Task details:
Look through the listing below and report how many lines contain "diagram", as a bare number.

Given data:
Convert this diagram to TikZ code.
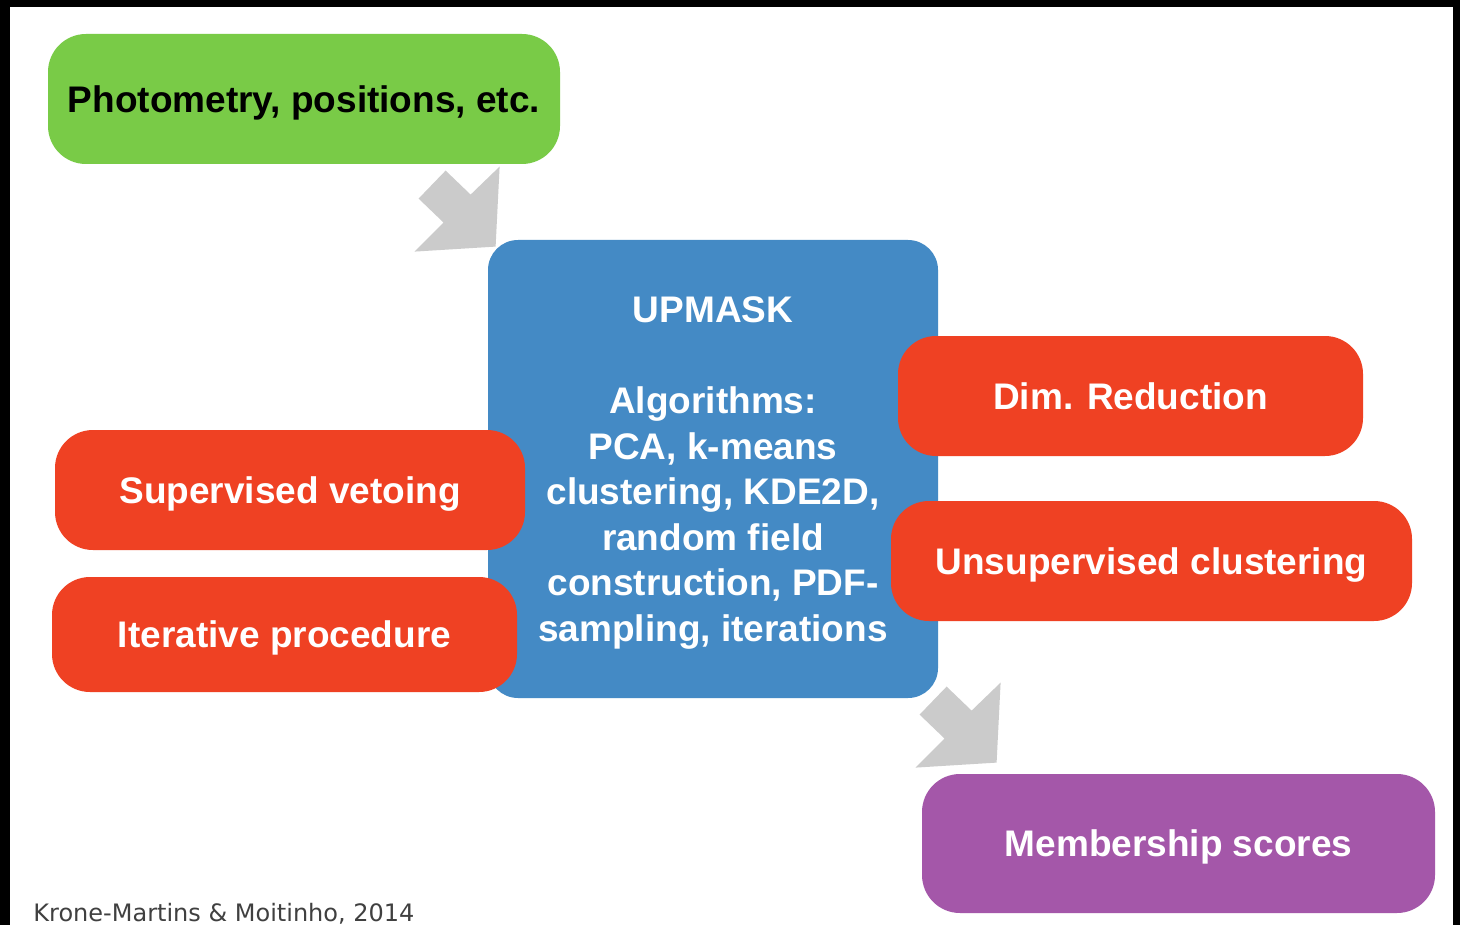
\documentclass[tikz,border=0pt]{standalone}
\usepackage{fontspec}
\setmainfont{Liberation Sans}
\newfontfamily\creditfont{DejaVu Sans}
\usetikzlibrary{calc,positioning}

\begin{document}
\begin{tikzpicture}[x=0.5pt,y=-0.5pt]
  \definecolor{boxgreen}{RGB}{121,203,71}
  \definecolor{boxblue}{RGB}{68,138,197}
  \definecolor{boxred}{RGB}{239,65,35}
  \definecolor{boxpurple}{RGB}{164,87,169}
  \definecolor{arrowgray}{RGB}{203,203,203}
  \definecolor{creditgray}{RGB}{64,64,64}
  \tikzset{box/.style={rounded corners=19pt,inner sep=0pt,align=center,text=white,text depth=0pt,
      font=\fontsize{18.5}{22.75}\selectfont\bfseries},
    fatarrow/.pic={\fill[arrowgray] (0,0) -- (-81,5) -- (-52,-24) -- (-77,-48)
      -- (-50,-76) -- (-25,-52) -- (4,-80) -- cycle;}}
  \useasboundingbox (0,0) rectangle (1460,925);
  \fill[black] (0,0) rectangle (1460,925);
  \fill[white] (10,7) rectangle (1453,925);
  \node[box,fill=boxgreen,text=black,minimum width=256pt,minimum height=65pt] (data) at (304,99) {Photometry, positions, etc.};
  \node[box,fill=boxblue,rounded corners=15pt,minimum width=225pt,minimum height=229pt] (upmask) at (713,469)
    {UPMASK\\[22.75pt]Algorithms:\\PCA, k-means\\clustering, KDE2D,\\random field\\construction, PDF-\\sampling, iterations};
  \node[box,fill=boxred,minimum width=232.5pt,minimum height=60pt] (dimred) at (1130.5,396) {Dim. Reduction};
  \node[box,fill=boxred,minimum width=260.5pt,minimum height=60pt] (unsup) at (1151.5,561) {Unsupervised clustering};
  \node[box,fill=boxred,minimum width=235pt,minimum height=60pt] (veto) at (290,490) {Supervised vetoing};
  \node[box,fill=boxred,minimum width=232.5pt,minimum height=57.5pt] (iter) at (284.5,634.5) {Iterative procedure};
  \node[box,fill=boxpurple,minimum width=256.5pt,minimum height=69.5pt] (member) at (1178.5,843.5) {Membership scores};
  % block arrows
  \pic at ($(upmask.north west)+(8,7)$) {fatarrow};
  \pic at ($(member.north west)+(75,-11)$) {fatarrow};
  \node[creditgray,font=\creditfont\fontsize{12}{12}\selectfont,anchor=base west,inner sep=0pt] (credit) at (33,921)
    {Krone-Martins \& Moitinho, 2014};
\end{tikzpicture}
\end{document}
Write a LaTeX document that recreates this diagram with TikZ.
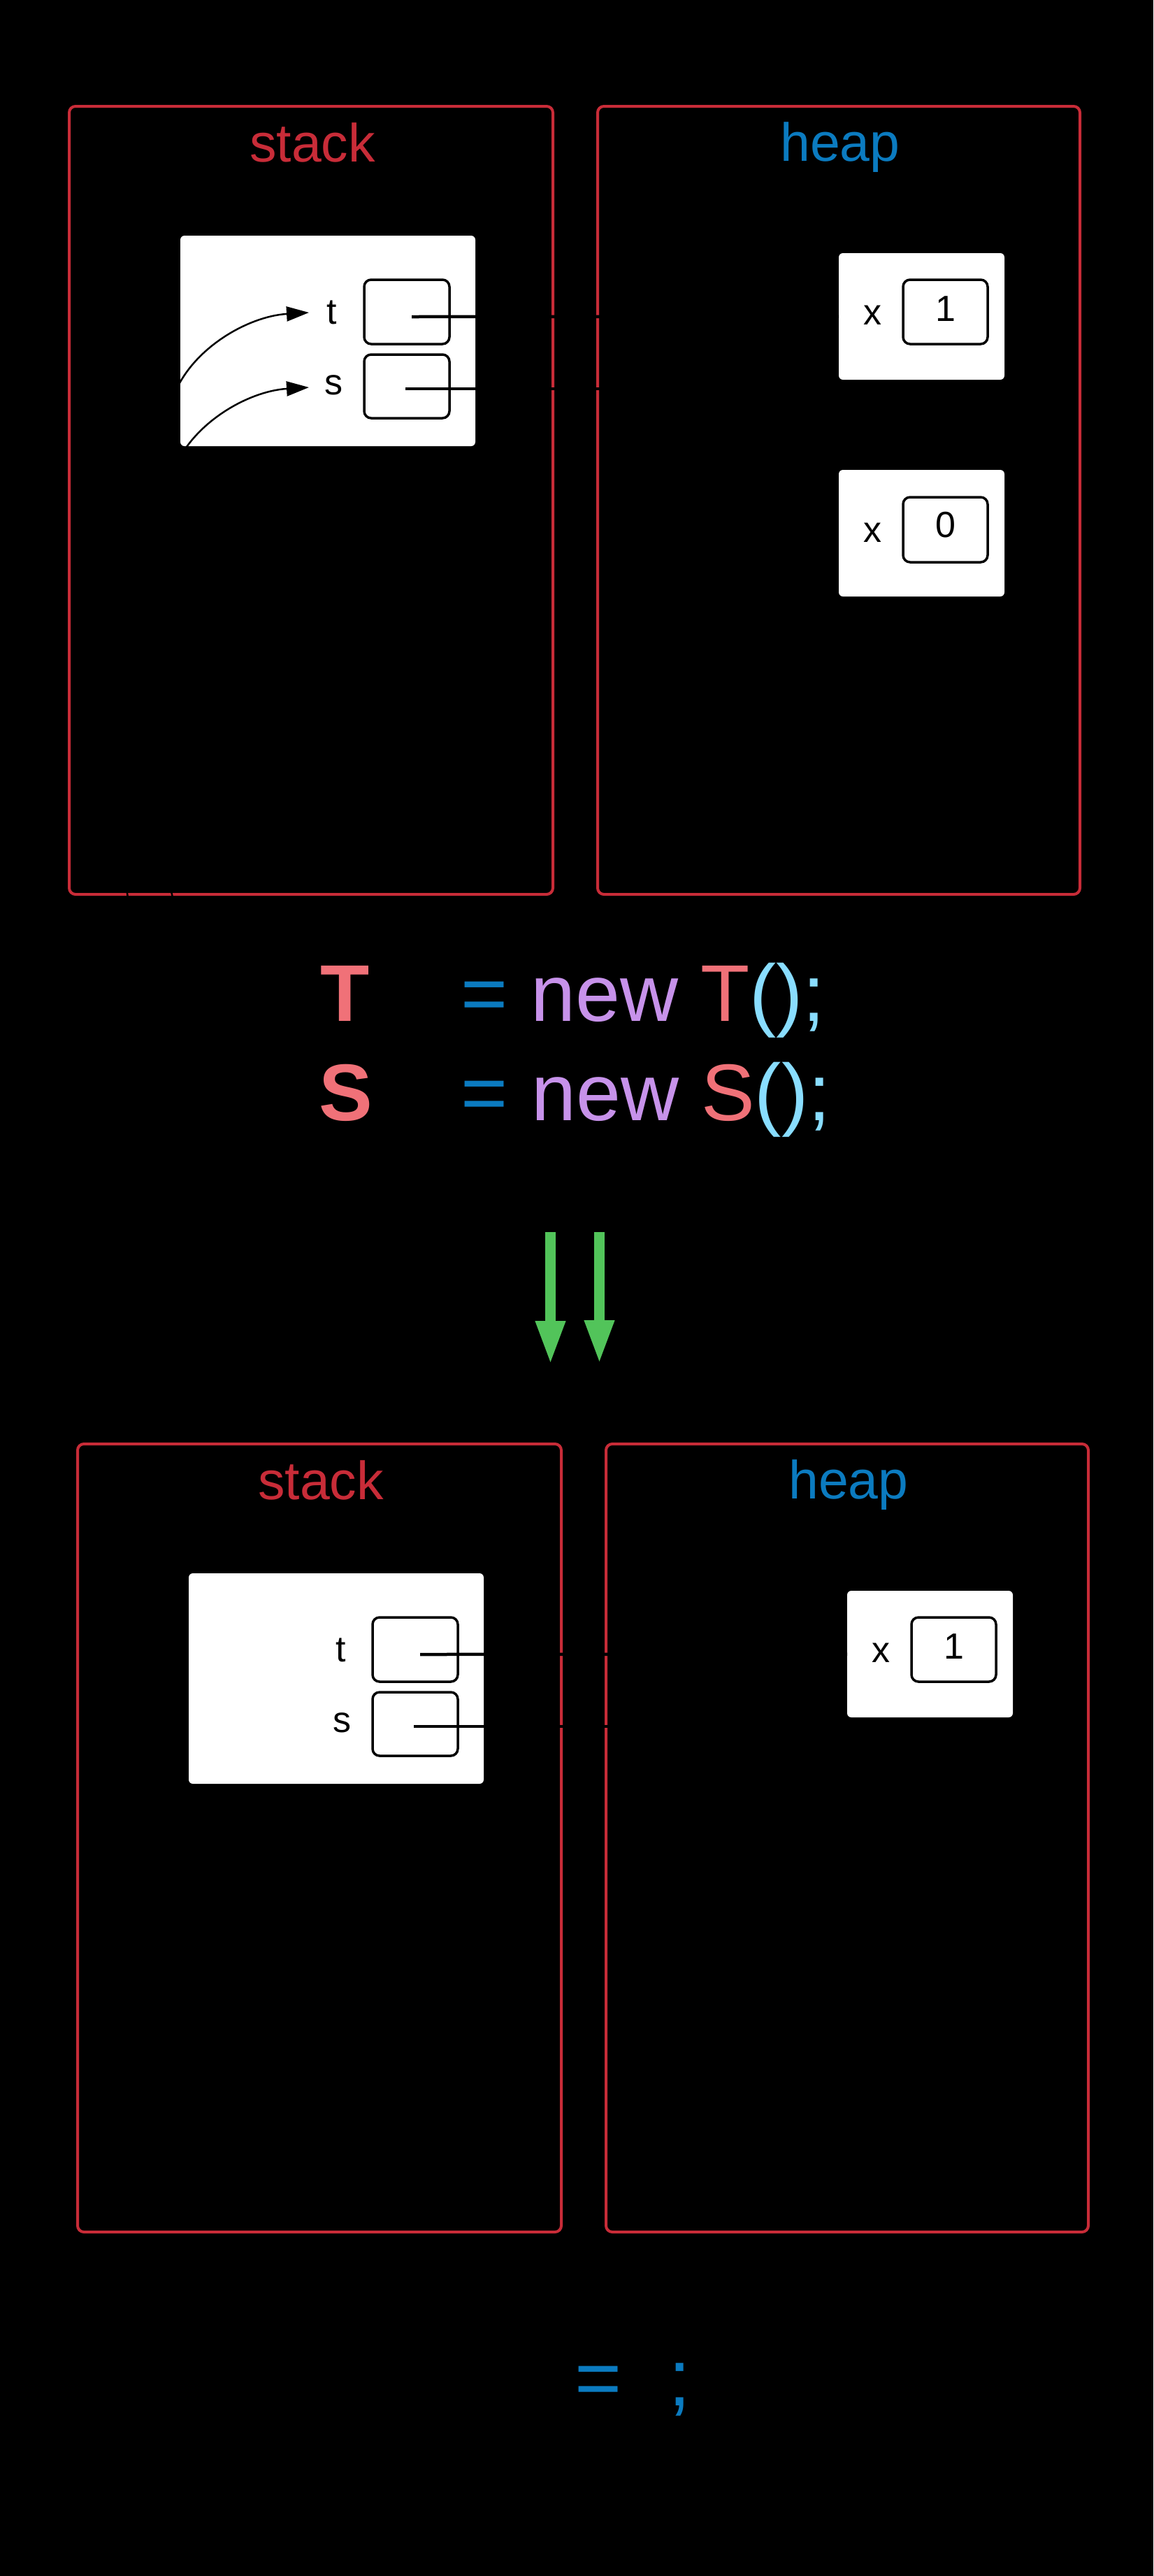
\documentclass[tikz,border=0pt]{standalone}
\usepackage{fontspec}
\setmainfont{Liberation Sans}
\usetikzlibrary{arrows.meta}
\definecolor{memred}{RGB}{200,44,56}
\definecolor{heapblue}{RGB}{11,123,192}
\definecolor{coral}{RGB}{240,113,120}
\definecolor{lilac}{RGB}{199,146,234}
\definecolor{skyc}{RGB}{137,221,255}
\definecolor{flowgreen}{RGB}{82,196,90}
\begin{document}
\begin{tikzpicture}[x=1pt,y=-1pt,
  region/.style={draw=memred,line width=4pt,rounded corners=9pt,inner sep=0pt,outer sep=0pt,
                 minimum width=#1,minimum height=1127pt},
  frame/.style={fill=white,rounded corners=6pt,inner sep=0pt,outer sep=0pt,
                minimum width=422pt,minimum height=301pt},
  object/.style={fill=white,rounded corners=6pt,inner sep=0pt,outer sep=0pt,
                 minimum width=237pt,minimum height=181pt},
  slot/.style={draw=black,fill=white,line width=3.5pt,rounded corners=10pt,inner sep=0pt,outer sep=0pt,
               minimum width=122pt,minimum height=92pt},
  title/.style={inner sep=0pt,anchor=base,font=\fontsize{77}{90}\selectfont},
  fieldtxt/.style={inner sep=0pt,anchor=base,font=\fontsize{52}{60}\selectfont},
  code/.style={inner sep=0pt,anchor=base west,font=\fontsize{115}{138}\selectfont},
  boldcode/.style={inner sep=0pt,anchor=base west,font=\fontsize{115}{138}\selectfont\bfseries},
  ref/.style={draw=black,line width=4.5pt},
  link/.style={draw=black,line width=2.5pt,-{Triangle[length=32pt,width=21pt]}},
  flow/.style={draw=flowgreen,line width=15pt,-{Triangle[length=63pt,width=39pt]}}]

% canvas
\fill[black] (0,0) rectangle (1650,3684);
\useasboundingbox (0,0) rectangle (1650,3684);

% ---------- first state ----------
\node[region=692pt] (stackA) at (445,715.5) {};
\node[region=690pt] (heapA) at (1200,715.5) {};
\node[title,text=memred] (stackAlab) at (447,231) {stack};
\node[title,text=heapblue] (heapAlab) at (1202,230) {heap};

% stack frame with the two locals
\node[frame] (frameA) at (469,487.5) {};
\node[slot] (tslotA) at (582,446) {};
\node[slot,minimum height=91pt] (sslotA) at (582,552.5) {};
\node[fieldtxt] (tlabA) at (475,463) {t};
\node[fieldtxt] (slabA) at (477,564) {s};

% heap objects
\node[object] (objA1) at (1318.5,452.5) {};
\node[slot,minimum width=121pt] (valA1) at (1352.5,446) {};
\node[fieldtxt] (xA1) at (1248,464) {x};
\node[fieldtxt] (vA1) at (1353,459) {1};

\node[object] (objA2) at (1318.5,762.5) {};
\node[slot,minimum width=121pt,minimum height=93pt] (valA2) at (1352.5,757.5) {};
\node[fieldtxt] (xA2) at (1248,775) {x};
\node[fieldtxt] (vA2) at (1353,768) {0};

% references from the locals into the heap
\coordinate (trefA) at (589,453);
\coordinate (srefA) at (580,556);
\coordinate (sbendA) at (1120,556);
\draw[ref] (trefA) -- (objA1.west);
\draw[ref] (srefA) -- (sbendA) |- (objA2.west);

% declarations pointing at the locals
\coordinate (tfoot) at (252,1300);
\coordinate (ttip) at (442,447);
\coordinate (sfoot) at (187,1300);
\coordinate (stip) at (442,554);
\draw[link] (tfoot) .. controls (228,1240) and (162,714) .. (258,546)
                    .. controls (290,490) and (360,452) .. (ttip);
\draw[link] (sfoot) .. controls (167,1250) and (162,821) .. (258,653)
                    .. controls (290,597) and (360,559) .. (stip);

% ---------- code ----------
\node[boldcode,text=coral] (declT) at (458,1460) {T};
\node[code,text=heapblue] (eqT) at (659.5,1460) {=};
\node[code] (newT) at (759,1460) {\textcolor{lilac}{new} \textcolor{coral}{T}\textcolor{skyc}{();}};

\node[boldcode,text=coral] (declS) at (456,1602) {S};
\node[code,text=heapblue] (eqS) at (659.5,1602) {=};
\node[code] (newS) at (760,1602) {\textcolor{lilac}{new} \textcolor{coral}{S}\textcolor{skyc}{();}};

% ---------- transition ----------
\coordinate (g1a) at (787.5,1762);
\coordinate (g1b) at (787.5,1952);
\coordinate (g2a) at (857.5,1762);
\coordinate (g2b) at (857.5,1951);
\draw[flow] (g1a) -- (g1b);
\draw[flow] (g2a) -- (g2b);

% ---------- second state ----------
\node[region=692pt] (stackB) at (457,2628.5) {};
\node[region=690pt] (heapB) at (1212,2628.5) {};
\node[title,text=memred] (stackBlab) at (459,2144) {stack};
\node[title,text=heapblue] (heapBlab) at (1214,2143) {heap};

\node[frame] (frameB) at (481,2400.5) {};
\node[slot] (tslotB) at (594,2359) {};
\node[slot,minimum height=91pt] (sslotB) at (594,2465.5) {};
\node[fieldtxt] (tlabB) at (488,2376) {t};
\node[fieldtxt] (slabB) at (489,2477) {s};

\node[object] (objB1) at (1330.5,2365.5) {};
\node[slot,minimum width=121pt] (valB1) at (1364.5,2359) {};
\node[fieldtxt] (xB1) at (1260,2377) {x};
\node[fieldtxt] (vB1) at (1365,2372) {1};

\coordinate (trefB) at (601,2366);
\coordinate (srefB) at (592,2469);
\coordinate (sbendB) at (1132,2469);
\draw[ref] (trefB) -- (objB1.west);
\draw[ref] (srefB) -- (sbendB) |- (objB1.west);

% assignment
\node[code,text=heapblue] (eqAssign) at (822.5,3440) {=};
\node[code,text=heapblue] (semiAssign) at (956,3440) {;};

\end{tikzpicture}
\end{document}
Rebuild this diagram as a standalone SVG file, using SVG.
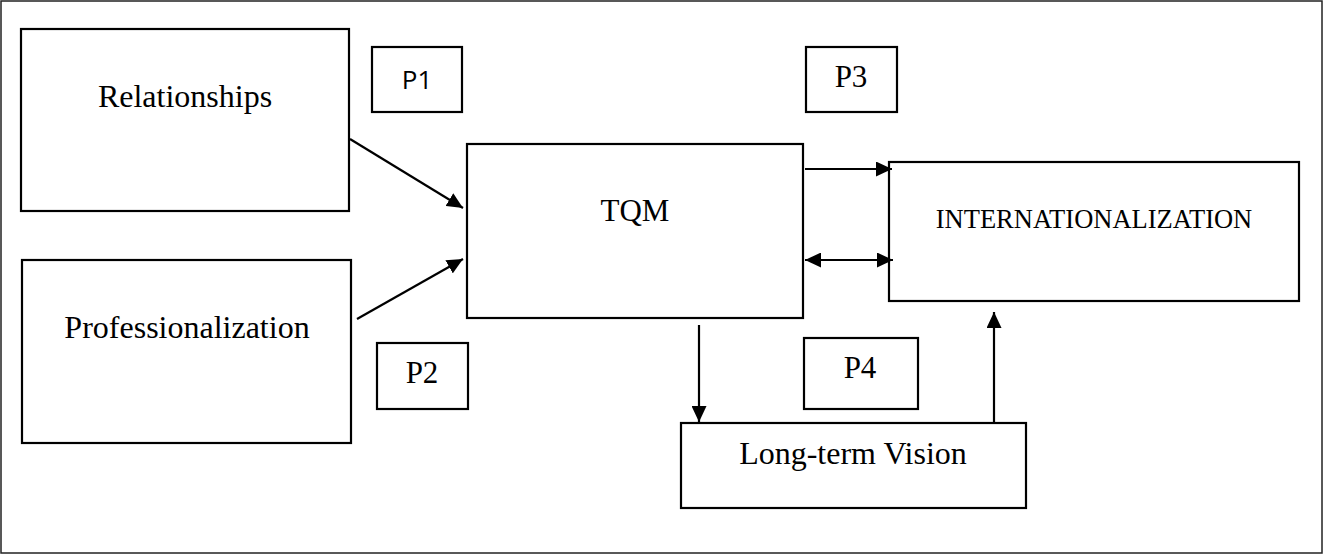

Solution for this exercise:
3